Entscheidungsstichwort (Thema)

Anfechtung eines Verweisungsbeschlusses

 

Verfahrensgang

LG Stuttgart (Beschluss vom 22.06.2009; Aktenzeichen 12 O 219/09)

 

Tenor

Auf die sofortige Beschwerde des Beklagten wird der Beschluss des Einzelrichters der 12. Zivilkammer des LG Stuttgart vom 22.6.2009 - 12 O 219/09 - aufgehoben.

Die weitergehende sofortige Beschwerde wird zurückgewiesen.

 

Gründe

Die sofortige Beschwerde des Beklagten ist statthaft, zulässig und teilweise begründet. Sie führt zu Aufhebung des angefochtenen Beschlusses.

1. Allerdings ist nach § 281 Abs. 2 Satz 2 ZPO der Beschluss, durch den sich ein angegangenes Gericht für örtlich oder sachlich unzuständig erklärt und den Rechtsstreit an das zuständige Gericht verweist, unanfechtbar. Das gilt jedoch nicht bei offensichtlicher Willkür (vgl. BGHZ 71, 69, 73).

a) Das Bedürfnis für eine Anfechtbarkeit der an sich unanfechtbaren Entscheidung ist mit der Einführung des Abhilfeverfahrens nach § 321a ZPO jedenfalls dann nicht entfallen, wenn, wie hier, nicht - ausschließlich - geltend gemacht wird, der Beschluss beruhe auf einer Verletzung des rechtlichen Gehörs (vgl. dazu OLG Karlsruhe OLGReport Karlsruhe 2004, 510).

b) Der Beklagte ist durch den von ihm innerhalb der Notfrist der Bestimmung des § 569 ZPO angegriffenen Beschluss beschwert. Durch die Verweisung auf den "höchst hilfsweise" gestellten Verweisungsantrag des Klägervertreters vor einer mündlichen Verhandlung und trotz der Ankündigung des Beklagtenvertreters, die fehlende örtliche Zuständigkeit nicht rügen zu wollen, hat das LG dem Beklagten nach der Bestimmung des § 39 ZPO die Möglichkeit genommen, die Zuständigkeit des unzuständigen Gerichts durch rügeloses Einlassen zur Hauptsache zu begründen.

2. Die Verweisung ist objektiv willkürlich, weil sie jeder Rechtsgrundlage entbehrt.

a) Der Verweisungsantrag des Klägervertreters, der darüber hinaus lediglich hilfsweise gestellt wurde, vermag hieran nichts zu ändern (vgl. BGH, Beschl. v. 10.9.2002 - X ARZ 217/02 BGHR ZPO (1.1.2002) 281 Abs. 2 Satz 4).
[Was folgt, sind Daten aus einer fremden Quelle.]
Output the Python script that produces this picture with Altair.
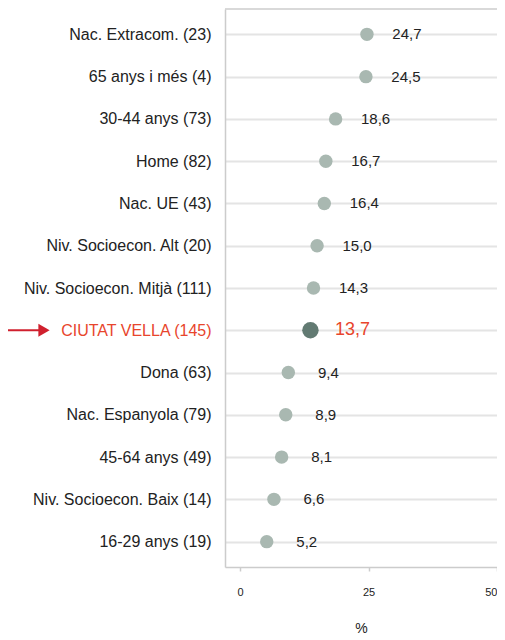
import altair as alt
import pandas as pd

categories = [
    "Nac. Extracom. (23)", "65 anys i més (4)", "30-44 anys (73)", "Home (82)",
    "Nac. UE (43)", "Niv. Socioecon. Alt (20)", "Niv. Socioecon. Mitjà (111)",
    "CIUTAT VELLA (145)", "Dona (63)", "Nac. Espanyola (79)", "45-64 anys (49)",
    "Niv. Socioecon. Baix (14)", "16-29 anys (19)",
]
values = [24.7, 24.5, 18.6, 16.7, 16.4, 15.0, 14.3, 13.7, 9.4, 8.9, 8.1, 6.6, 5.2]
highlight = "CIUTAT VELLA (145)"
x_ticks = [0, 25, 50]

df = pd.DataFrame({
    "cat": categories,
    "val": values,
    "lab": [f"{v:.1f}".replace(".", ",") for v in values],
    "hl": [c == highlight for c in categories],
})

FONT = "Liberation Sans"
W, H = 272, 558

yenc = alt.Y("cat:N", sort=categories, title=None,
             scale=alt.Scale(type="point", padding=0.6),
             axis=alt.Axis(domainColor="#cccccc", domainWidth=1.5, ticks=False,
                           grid=True, gridColor="#e4e4e4", gridWidth=2,
                           labelPadding=14, labelFont=FONT, labelFontSize=16,
                           labelLimit=300,
                           labelColor=alt.condition(f"datum.value == '{highlight}'",
                                                    alt.value("#e8452c"), alt.value("#222222"))))
xenc = alt.X("val:Q", title="%",
             scale=alt.Scale(domain=[-2.92, 50], nice=False, zero=False),
             axis=alt.Axis(values=x_ticks, grid=False, domainColor="#cccccc", domainWidth=1.5,
                           tickColor="#cccccc", tickSize=4, tickWidth=1.5,
                           labelPadding=15, labelFont=FONT, labelFontSize=11, labelFlush=5,
                           labelColor="#222222", titleFont=FONT, titleFontSize=14,
                           titleFontWeight="normal", titlePadding=24, titleColor="#222222"))

base = alt.Chart(df)

dots = base.mark_circle(opacity=1).encode(
    x=xenc, y=yenc,
    color=alt.condition("datum.hl", alt.value("#627a72"), alt.value("#a9b8b1")),
    size=alt.condition("datum.hl", alt.value(270), alt.value(180)),
)

labels = base.transform_filter("!datum.hl").mark_text(
    align="center", baseline="middle", dx=40, font=FONT, fontSize=15, color="#222222"
).encode(x="val:Q", y=alt.Y("cat:N", sort=categories), text="lab:N")

hl_label = base.transform_filter("datum.hl").mark_text(
    align="center", baseline="middle", dx=42, font=FONT, fontSize=18, color="#e8452c"
).encode(x="val:Q", y=alt.Y("cat:N", sort=categories), text="lab:N")

top_border = alt.Chart(pd.DataFrame({"a": [0]})).mark_rule(
    color="#cccccc", strokeWidth=1.5
).encode(y=alt.value(0), x=alt.value(0), x2=alt.value(W))

arr_df = pd.DataFrame({"cat": [highlight]})
arrow_line = alt.Chart(arr_df).mark_rule(color="#d0202e", strokeWidth=2).encode(
    y=alt.Y("cat:N", sort=categories), x=alt.value(-220), x2=alt.value(-186)
)
arrow_head = alt.Chart(arr_df).mark_point(
    shape="triangle-right", filled=True, color="#d0202e", opacity=1, size=170
).encode(y=alt.Y("cat:N", sort=categories), x=alt.value(-181))

chart = alt.layer(top_border, dots, labels, hl_label, arrow_line, arrow_head).properties(
    width=W, height=H,
    autosize=alt.AutoSizeParams(type="none"),
    padding={"left": 217, "top": 1, "right": 0, "bottom": 74},
).configure_view(stroke=None)

chart.save("out.html", embed_options={"renderer": "svg", "actions": False})
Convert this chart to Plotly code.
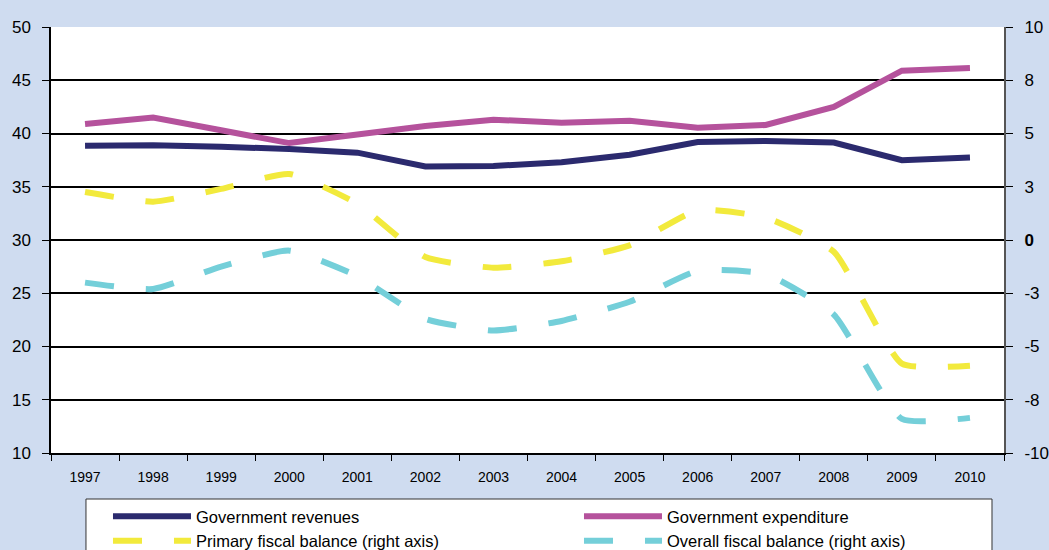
import plotly.graph_objects as go

years = ["1997", "1998", "1999", "2000", "2001", "2002", "2003", "2004",
         "2005", "2006", "2007", "2008", "2009", "2010"]
revenues = [38.85, 38.9, 38.75, 38.55, 38.2, 36.9, 36.95, 37.3, 38.0, 39.2, 39.3, 39.15, 37.5, 37.75]
expenditure = [40.9, 41.5, 40.3, 39.1, 39.9, 40.7, 41.3, 41.0, 41.2, 40.55, 40.8, 42.5, 45.9, 46.15]
primary_balance = [2.25, 1.8, 2.4, 3.1, 1.7, -0.8, -1.3, -1.0, -0.25, 1.4, 1.05, -0.55, -5.8, -5.9]
overall_balance = [-2.0, -2.3, -1.25, -0.5, -1.7, -3.7, -4.25, -3.8, -2.9, -1.45, -1.6, -3.5, -8.4, -8.35]

left_ticks = [10, 15, 20, 25, 30, 35, 40, 45, 50]
right_tickvals = [-10, -7.5, -5, -2.5, 0, 2.5, 5, 7.5, 10]
right_ticktext = ["-10", "-8", "-5", "-3", "<b>0</b>", "3", "5", "8", "10"]

names = ["Government revenues", "Government expenditure",
         "Primary fiscal balance (right axis)", "Overall fiscal balance (right axis)"]

NAVY = "#2b2a6e"
PINK = "#b5529c"
YELLOW = "#f2ea3c"
CYAN = "#74cfd9"
BG = "#cfdcf0"
FONT = "Arial, Liberation Sans, sans-serif"

fig = go.Figure()
fig.add_trace(go.Scatter(x=years, y=revenues, name=names[0], mode="lines",
                         line=dict(color=NAVY, width=6)))
fig.add_trace(go.Scatter(x=years, y=expenditure, name=names[1], mode="lines",
                         line=dict(color=PINK, width=6)))
fig.add_trace(go.Scatter(x=years, y=primary_balance, name=names[2], mode="lines", yaxis="y2",
                         line=dict(color=YELLOW, width=6, dash="29px,32px",
                                   shape="spline", smoothing=0.5)))
fig.add_trace(go.Scatter(x=years, y=overall_balance, name=names[3], mode="lines", yaxis="y2",
                         line=dict(color=CYAN, width=6, dash="29px,32px",
                                   shape="spline", smoothing=0.5)))

# legend frame (decoration, paper coordinates)
fig.add_shape(type="rect", xref="paper", yref="paper",
              x0=0.0367, x1=0.9874, y0=-0.108, y1=-0.35,
              line=dict(color="#333333", width=1), fillcolor="white", layer="below")

fig.update_layout(
    width=1049, height=550,
    paper_bgcolor=BG, plot_bgcolor="white",
    margin=dict(l=51, r=45, t=27, b=97, autoexpand=False),
    font=dict(family=FONT, color="black"),
    xaxis=dict(type="category", range=[-0.5, 13.5], showgrid=False,
               showline=True, linecolor="black", linewidth=1.5,
               ticks="outside", tickson="boundaries", ticklen=6, tickcolor="black",
               tickfont=dict(size=14), ticklabelstandoff=10),
    yaxis=dict(range=[10, 50], tickvals=left_ticks, showgrid=True,
               gridcolor="black", gridwidth=1.5, zeroline=False,
               showline=True, linecolor="black", linewidth=1.5,
               ticks="outside", ticklen=7, tickcolor="black",
               tickfont=dict(size=17), ticklabelstandoff=8),
    yaxis2=dict(range=[-10, 10], overlaying="y", side="right",
                tickvals=right_tickvals, ticktext=right_ticktext, showgrid=False,
                zeroline=False, showline=True, linecolor="#555555", linewidth=2,
                ticks="outside", ticklen=7, tickcolor="black",
                tickfont=dict(size=17), ticklabelstandoff=8),
    showlegend=True,
    legend=dict(orientation="h", x=0.0598, xanchor="left", y=-0.108, yanchor="top",
                bgcolor="rgba(0,0,0,0)", borderwidth=0,
                font=dict(size=16.5), itemwidth=78,
                entrywidth=378, entrywidthmode="pixels", traceorder="normal",
                tracegroupgap=0),
)

fig.write_html("out.html", config={"displayModeBar": False},
               post_script="document.body.style.margin='0';document.body.style.background='%s';" % BG)
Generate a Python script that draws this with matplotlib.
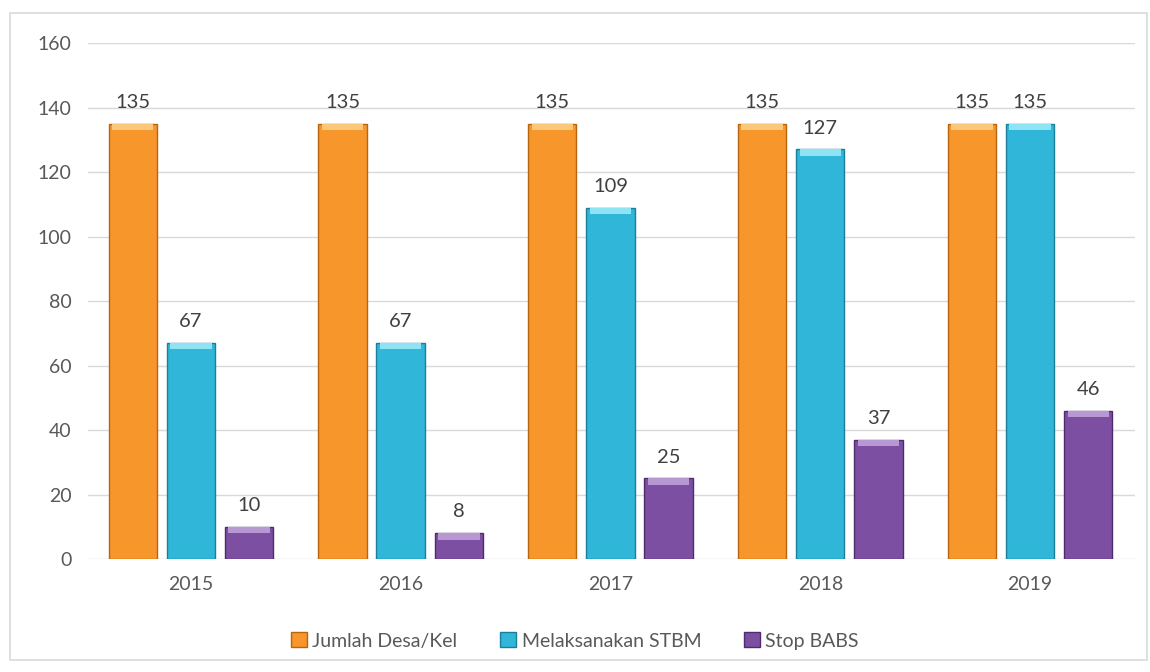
import numpy as np
import matplotlib.pyplot as plt
from matplotlib.patches import Rectangle

years = ['2015', '2016', '2017', '2018', '2019']
jumlah_desa = [135, 135, 135, 135, 135]
melaksanakan_stbm = [67, 67, 109, 127, 135]
stop_babs = [10, 8, 25, 37, 46]

series = [
    ('Jumlah Desa/Kel', jumlah_desa, '#F7962B', '#B8650F', '#FBC77A'),
    ('Melaksanakan STBM', melaksanakan_stbm, '#2FB6D8', '#1C7F99', '#8EE3F5'),
    ('Stop BABS', stop_babs, '#7D4FA3', '#4E2C6B', '#B898D3'),
]

plt.rcParams['font.family'] = ['Lato', 'DejaVu Sans']

fig = plt.figure(figsize=(11.5, 6.72), dpi=100)
fig.patches.append(Rectangle((10 / 1150, 12 / 672), 1137 / 1150, 647 / 672,
                             transform=fig.transFigure, fill=False,
                             edgecolor='#D9D9D9', linewidth=1.2))
ax = fig.add_axes([0.0765, 0.168, 0.9105, 0.768])

x = np.arange(len(years))
width = 0.23
offset = 0.277

handles = []
for i, (name, vals, color, edge, light) in enumerate(series):
    pos = x + (i - 1) * offset
    bars = ax.bar(pos, vals, width, color=color, edgecolor=edge, linewidth=1.0, zorder=3)
    # bevel highlight along the top of each bar
    cap = [min(2.0, v * 0.5) for v in vals]
    ax.bar(pos, cap, width * 0.86, bottom=[v - c for v, c in zip(vals, cap)],
           color=light, linewidth=0, zorder=4)
    handles.append(bars)
    for p, v in zip(pos, vals):
        ax.text(p, v + 4, str(v), ha='center', va='bottom', fontsize=14.5, color='#404040')

ax.set_ylim(0, 160)
ax.set_yticks(range(0, 161, 20))
ax.set_xlim(-0.49, 4.5)
ax.set_xticks(x)
ax.set_xticklabels(years)
ax.tick_params(axis='both', length=0, labelsize=14, colors='#595959', pad=12)
ax.grid(axis='y', color='#D9D9D9', linewidth=1.0, zorder=0)
for s in ax.spines.values():
    s.set_visible(False)

fig.legend(handles, [s[0] for s in series], loc='center', bbox_to_anchor=(0.5, 0.046),
           ncol=3, frameon=False, fontsize=14, handlelength=0.8, handleheight=0.8,
           handletextpad=0.3, columnspacing=2.2, labelcolor='#595959')

fig.savefig('out.png', dpi=100)
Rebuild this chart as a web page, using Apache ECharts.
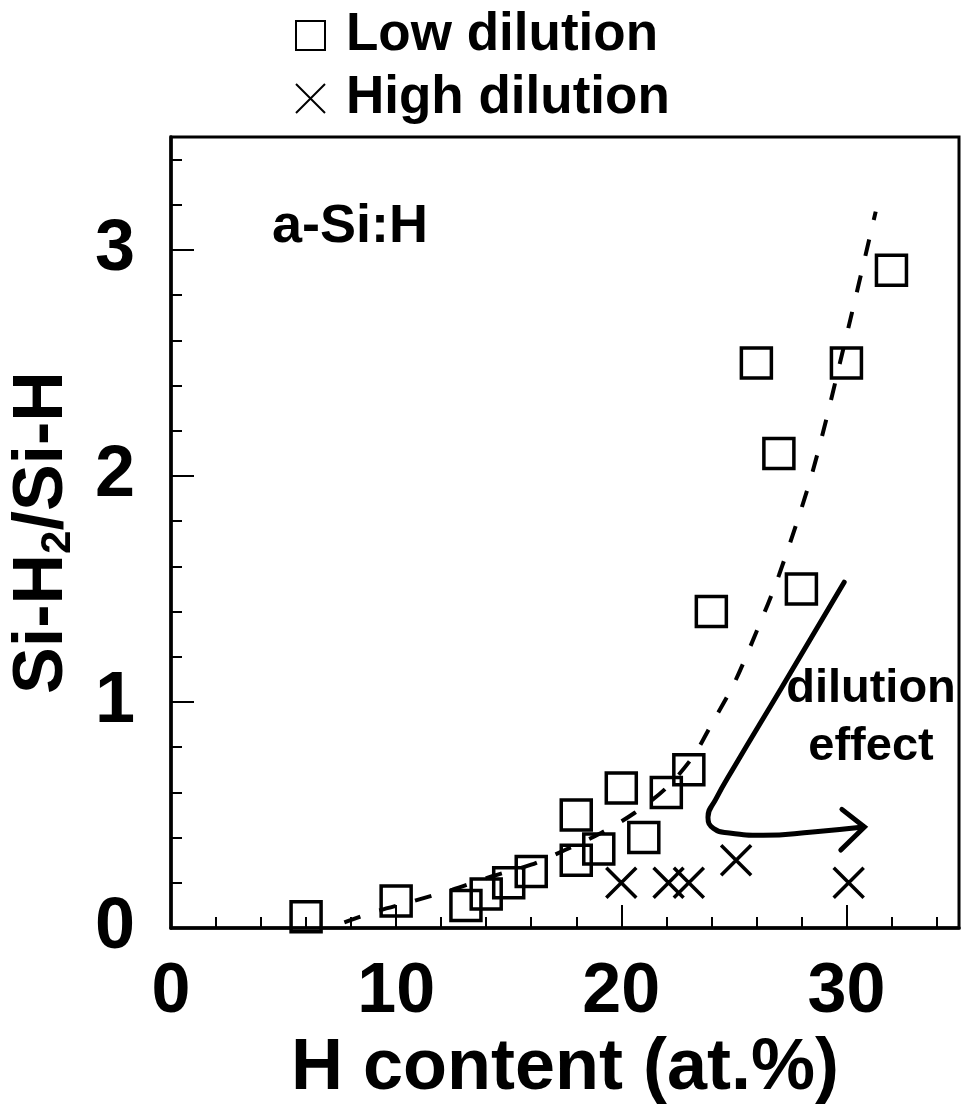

b) Nach § 281 Abs. 1 Satz 1 ZPO hat das angegangene Gericht, sofern das zuständige Gericht bestimmt werden kann, sich auf Antrag des Klägers durch Beschluss für unzuständig zu erklären und den Rechtsstreit an das zuständige Gericht zu verweisen, wenn auf Grund der Vorschriften über die örtliche oder sachliche Zuständigkeit der Gerichte die Unzuständigkeit des Gerichts auszusprechen ist. An Letzterem fehlt es im vorliegenden Fall. Ist das angegangene Gericht örtlich oder sachlich unzuständig und kann das zuständige Gericht nicht bestimmt werden oder ist kein Verweisungsantrag gestellt, ist die Klage als unzulässig abzuweisen. Die Abweisung einer Klage erfolgt durch Urteil. Ein Urteil kann nach § 128 ZPO entweder auf Grund mündlicher Verhandlung oder unter bestimmten weiteren Voraussetzungen im schriftlichen Verfahren ergehen. In beiden Fällen bleibt es dem Beklagten jedoch unbenommen, sich rügelos zur Sache einzulassen und damit, wenn wie hier den weiteren Anforderungen der Bestimmung des § 39 ZPO genügt ist, die Zuständigkeit des angegangenen Gerichts zu begründen. Dem entsprechen weder der angefochtene Beschluss noch das diesem zugrunde liegende Verfahren.

3. Dagegen war der weitergehende Antrag auf Feststellung der Zuständigkeit des LG Stuttgart zurückzuweisen, weil eine örtliche Zuständigkeit des angegangenen Gerichts - bisher - nicht begründet ist.

4. Eine Kostenentscheidung ist nicht veranlasst.